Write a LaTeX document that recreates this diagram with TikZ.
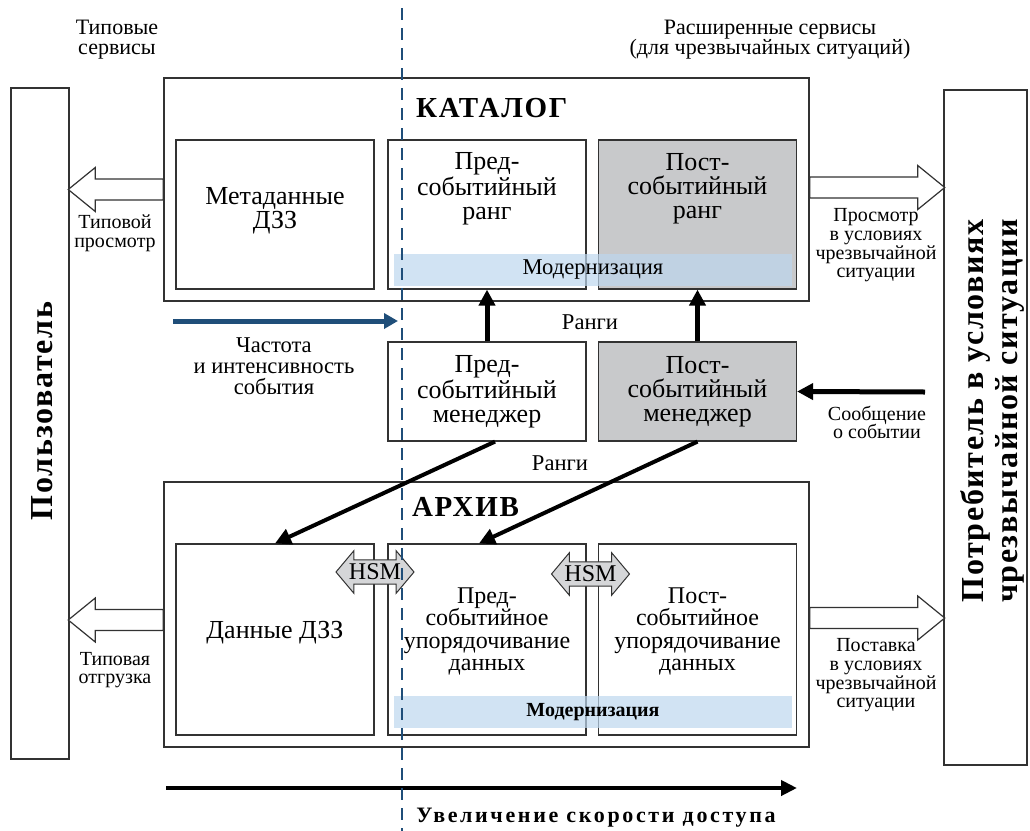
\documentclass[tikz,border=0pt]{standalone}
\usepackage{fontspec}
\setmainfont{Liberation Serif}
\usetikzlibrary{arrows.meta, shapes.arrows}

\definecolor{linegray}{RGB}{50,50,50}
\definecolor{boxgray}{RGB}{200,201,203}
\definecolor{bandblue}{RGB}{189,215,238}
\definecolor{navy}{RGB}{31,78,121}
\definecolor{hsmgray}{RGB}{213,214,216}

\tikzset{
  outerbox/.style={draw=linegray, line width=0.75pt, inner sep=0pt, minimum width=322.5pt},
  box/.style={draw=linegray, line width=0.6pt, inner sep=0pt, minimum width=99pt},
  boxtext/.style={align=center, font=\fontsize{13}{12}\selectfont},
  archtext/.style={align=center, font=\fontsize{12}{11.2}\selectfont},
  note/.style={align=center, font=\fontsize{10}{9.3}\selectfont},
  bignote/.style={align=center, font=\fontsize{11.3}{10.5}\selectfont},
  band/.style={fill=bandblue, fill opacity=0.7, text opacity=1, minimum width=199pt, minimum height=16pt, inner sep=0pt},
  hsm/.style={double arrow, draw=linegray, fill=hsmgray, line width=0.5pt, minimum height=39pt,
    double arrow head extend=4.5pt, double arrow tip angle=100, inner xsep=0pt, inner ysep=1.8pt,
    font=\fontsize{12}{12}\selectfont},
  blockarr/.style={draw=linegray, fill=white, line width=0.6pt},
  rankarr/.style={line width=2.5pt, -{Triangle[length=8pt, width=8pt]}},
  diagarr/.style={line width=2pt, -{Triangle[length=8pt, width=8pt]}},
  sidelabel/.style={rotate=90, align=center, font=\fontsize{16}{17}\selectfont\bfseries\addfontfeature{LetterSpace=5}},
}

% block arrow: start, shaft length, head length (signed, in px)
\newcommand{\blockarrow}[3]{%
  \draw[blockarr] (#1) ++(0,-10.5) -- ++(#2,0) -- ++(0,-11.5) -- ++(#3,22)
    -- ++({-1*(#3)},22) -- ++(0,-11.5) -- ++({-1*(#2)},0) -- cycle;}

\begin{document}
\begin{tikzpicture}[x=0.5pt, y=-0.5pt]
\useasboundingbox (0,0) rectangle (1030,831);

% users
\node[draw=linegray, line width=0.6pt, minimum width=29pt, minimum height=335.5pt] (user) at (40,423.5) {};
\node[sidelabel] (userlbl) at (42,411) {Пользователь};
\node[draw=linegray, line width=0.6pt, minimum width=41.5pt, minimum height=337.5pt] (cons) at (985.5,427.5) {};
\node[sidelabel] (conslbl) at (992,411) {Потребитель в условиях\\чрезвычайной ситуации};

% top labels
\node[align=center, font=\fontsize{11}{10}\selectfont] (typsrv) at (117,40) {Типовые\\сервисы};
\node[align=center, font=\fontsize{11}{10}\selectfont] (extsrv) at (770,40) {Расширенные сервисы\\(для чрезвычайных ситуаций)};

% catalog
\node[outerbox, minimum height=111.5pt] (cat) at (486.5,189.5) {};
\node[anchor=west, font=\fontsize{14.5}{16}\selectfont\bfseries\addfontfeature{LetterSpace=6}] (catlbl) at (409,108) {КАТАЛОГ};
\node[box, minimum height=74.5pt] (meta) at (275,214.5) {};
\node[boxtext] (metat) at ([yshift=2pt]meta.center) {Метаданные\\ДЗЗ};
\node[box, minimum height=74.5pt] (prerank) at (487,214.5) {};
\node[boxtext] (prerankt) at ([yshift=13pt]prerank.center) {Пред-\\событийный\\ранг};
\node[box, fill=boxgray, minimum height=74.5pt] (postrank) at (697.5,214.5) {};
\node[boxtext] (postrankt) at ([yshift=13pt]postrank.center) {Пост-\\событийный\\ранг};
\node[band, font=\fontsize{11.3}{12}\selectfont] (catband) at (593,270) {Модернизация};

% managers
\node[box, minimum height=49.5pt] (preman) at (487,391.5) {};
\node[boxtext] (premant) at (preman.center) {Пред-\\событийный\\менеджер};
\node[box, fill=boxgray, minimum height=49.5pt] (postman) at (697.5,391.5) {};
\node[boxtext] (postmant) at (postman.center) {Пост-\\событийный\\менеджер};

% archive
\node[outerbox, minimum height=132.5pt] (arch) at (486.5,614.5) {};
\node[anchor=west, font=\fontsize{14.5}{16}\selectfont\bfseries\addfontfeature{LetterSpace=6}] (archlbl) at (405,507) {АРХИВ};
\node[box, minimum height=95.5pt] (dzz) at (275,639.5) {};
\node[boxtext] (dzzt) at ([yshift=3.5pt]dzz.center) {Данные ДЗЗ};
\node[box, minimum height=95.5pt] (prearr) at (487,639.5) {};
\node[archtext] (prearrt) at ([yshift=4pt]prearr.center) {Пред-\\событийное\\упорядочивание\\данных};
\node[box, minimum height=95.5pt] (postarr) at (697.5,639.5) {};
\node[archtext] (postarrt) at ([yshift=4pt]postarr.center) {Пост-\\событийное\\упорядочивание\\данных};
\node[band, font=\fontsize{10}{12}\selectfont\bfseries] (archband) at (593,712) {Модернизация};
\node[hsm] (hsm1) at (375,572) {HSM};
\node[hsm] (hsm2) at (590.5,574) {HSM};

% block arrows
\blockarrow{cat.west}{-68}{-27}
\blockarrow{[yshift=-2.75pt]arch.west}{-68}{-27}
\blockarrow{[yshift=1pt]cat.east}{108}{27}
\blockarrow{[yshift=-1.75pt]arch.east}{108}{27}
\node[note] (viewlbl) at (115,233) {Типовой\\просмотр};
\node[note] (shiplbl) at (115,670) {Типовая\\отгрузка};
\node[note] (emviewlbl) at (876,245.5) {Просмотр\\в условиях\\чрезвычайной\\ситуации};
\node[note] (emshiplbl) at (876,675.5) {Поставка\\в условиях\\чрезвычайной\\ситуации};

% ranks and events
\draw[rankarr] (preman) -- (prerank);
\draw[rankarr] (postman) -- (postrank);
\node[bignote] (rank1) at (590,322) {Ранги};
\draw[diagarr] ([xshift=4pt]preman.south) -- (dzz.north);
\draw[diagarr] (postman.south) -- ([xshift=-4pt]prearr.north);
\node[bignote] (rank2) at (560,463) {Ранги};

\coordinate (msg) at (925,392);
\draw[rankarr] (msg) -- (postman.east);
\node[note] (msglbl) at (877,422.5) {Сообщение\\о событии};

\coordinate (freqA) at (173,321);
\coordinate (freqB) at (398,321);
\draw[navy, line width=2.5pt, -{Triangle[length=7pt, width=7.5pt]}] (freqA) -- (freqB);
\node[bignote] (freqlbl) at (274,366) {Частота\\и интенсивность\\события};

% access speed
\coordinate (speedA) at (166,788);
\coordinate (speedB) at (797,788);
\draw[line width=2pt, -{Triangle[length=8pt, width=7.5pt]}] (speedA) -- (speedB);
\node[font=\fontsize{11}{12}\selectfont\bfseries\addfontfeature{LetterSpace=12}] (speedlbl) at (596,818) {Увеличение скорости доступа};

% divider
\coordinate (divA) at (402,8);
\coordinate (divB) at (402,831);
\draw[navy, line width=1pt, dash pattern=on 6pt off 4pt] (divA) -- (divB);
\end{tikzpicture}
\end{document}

> What is needed
Without the pictures, write out the whole listing above exactly as it appears.

> Task output
Write a LaTeX document that recreates this diagram with TikZ.
\documentclass[tikz,border=0pt]{standalone}
\usepackage{fontspec}
\setmainfont{Liberation Serif}
\usetikzlibrary{arrows.meta, shapes.arrows}

\definecolor{linegray}{RGB}{50,50,50}
\definecolor{boxgray}{RGB}{200,201,203}
\definecolor{bandblue}{RGB}{189,215,238}
\definecolor{navy}{RGB}{31,78,121}
\definecolor{hsmgray}{RGB}{213,214,216}

\tikzset{
  outerbox/.style={draw=linegray, line width=0.75pt, inner sep=0pt, minimum width=322.5pt},
  box/.style={draw=linegray, line width=0.6pt, inner sep=0pt, minimum width=99pt},
  boxtext/.style={align=center, font=\fontsize{13}{12}\selectfont},
  archtext/.style={align=center, font=\fontsize{12}{11.2}\selectfont},
  note/.style={align=center, font=\fontsize{10}{9.3}\selectfont},
  bignote/.style={align=center, font=\fontsize{11.3}{10.5}\selectfont},
  band/.style={fill=bandblue, fill opacity=0.7, text opacity=1, minimum width=199pt, minimum height=16pt, inner sep=0pt},
  hsm/.style={double arrow, draw=linegray, fill=hsmgray, line width=0.5pt, minimum height=39pt,
    double arrow head extend=4.5pt, double arrow tip angle=100, inner xsep=0pt, inner ysep=1.8pt,
    font=\fontsize{12}{12}\selectfont},
  blockarr/.style={draw=linegray, fill=white, line width=0.6pt},
  rankarr/.style={line width=2.5pt, -{Triangle[length=8pt, width=8pt]}},
  diagarr/.style={line width=2pt, -{Triangle[length=8pt, width=8pt]}},
  sidelabel/.style={rotate=90, align=center, font=\fontsize{16}{17}\selectfont\bfseries\addfontfeature{LetterSpace=5}},
}

% block arrow: start, shaft length, head length (signed, in px)
\newcommand{\blockarrow}[3]{%
  \draw[blockarr] (#1) ++(0,-10.5) -- ++(#2,0) -- ++(0,-11.5) -- ++(#3,22)
    -- ++({-1*(#3)},22) -- ++(0,-11.5) -- ++({-1*(#2)},0) -- cycle;}

\begin{document}
\begin{tikzpicture}[x=0.5pt, y=-0.5pt]
\useasboundingbox (0,0) rectangle (1030,831);

% users
\node[draw=linegray, line width=0.6pt, minimum width=29pt, minimum height=335.5pt] (user) at (40,423.5) {};
\node[sidelabel] (userlbl) at (42,411) {Пользователь};
\node[draw=linegray, line width=0.6pt, minimum width=41.5pt, minimum height=337.5pt] (cons) at (985.5,427.5) {};
\node[sidelabel] (conslbl) at (992,411) {Потребитель в условиях\\чрезвычайной ситуации};

% top labels
\node[align=center, font=\fontsize{11}{10}\selectfont] (typsrv) at (117,40) {Типовые\\сервисы};
\node[align=center, font=\fontsize{11}{10}\selectfont] (extsrv) at (770,40) {Расширенные сервисы\\(для чрезвычайных ситуаций)};

% catalog
\node[outerbox, minimum height=111.5pt] (cat) at (486.5,189.5) {};
\node[anchor=west, font=\fontsize{14.5}{16}\selectfont\bfseries\addfontfeature{LetterSpace=6}] (catlbl) at (409,108) {КАТАЛОГ};
\node[box, minimum height=74.5pt] (meta) at (275,214.5) {};
\node[boxtext] (metat) at ([yshift=2pt]meta.center) {Метаданные\\ДЗЗ};
\node[box, minimum height=74.5pt] (prerank) at (487,214.5) {};
\node[boxtext] (prerankt) at ([yshift=13pt]prerank.center) {Пред-\\событийный\\ранг};
\node[box, fill=boxgray, minimum height=74.5pt] (postrank) at (697.5,214.5) {};
\node[boxtext] (postrankt) at ([yshift=13pt]postrank.center) {Пост-\\событийный\\ранг};
\node[band, font=\fontsize{11.3}{12}\selectfont] (catband) at (593,270) {Модернизация};

% managers
\node[box, minimum height=49.5pt] (preman) at (487,391.5) {};
\node[boxtext] (premant) at (preman.center) {Пред-\\событийный\\менеджер};
\node[box, fill=boxgray, minimum height=49.5pt] (postman) at (697.5,391.5) {};
\node[boxtext] (postmant) at (postman.center) {Пост-\\событийный\\менеджер};

% archive
\node[outerbox, minimum height=132.5pt] (arch) at (486.5,614.5) {};
\node[anchor=west, font=\fontsize{14.5}{16}\selectfont\bfseries\addfontfeature{LetterSpace=6}] (archlbl) at (405,507) {АРХИВ};
\node[box, minimum height=95.5pt] (dzz) at (275,639.5) {};
\node[boxtext] (dzzt) at ([yshift=3.5pt]dzz.center) {Данные ДЗЗ};
\node[box, minimum height=95.5pt] (prearr) at (487,639.5) {};
\node[archtext] (prearrt) at ([yshift=4pt]prearr.center) {Пред-\\событийное\\упорядочивание\\данных};
\node[box, minimum height=95.5pt] (postarr) at (697.5,639.5) {};
\node[archtext] (postarrt) at ([yshift=4pt]postarr.center) {Пост-\\событийное\\упорядочивание\\данных};
\node[band, font=\fontsize{10}{12}\selectfont\bfseries] (archband) at (593,712) {Модернизация};
\node[hsm] (hsm1) at (375,572) {HSM};
\node[hsm] (hsm2) at (590.5,574) {HSM};

% block arrows
\blockarrow{cat.west}{-68}{-27}
\blockarrow{[yshift=-2.75pt]arch.west}{-68}{-27}
\blockarrow{[yshift=1pt]cat.east}{108}{27}
\blockarrow{[yshift=-1.75pt]arch.east}{108}{27}
\node[note] (viewlbl) at (115,233) {Типовой\\просмотр};
\node[note] (shiplbl) at (115,670) {Типовая\\отгрузка};
\node[note] (emviewlbl) at (876,245.5) {Просмотр\\в условиях\\чрезвычайной\\ситуации};
\node[note] (emshiplbl) at (876,675.5) {Поставка\\в условиях\\чрезвычайной\\ситуации};

% ranks and events
\draw[rankarr] (preman) -- (prerank);
\draw[rankarr] (postman) -- (postrank);
\node[bignote] (rank1) at (590,322) {Ранги};
\draw[diagarr] ([xshift=4pt]preman.south) -- (dzz.north);
\draw[diagarr] (postman.south) -- ([xshift=-4pt]prearr.north);
\node[bignote] (rank2) at (560,463) {Ранги};

\coordinate (msg) at (925,392);
\draw[rankarr] (msg) -- (postman.east);
\node[note] (msglbl) at (877,422.5) {Сообщение\\о событии};

\coordinate (freqA) at (173,321);
\coordinate (freqB) at (398,321);
\draw[navy, line width=2.5pt, -{Triangle[length=7pt, width=7.5pt]}] (freqA) -- (freqB);
\node[bignote] (freqlbl) at (274,366) {Частота\\и интенсивность\\события};

% access speed
\coordinate (speedA) at (166,788);
\coordinate (speedB) at (797,788);
\draw[line width=2pt, -{Triangle[length=8pt, width=7.5pt]}] (speedA) -- (speedB);
\node[font=\fontsize{11}{12}\selectfont\bfseries\addfontfeature{LetterSpace=12}] (speedlbl) at (596,818) {Увеличение скорости доступа};

% divider
\coordinate (divA) at (402,8);
\coordinate (divB) at (402,831);
\draw[navy, line width=1pt, dash pattern=on 6pt off 4pt] (divA) -- (divB);
\end{tikzpicture}
\end{document}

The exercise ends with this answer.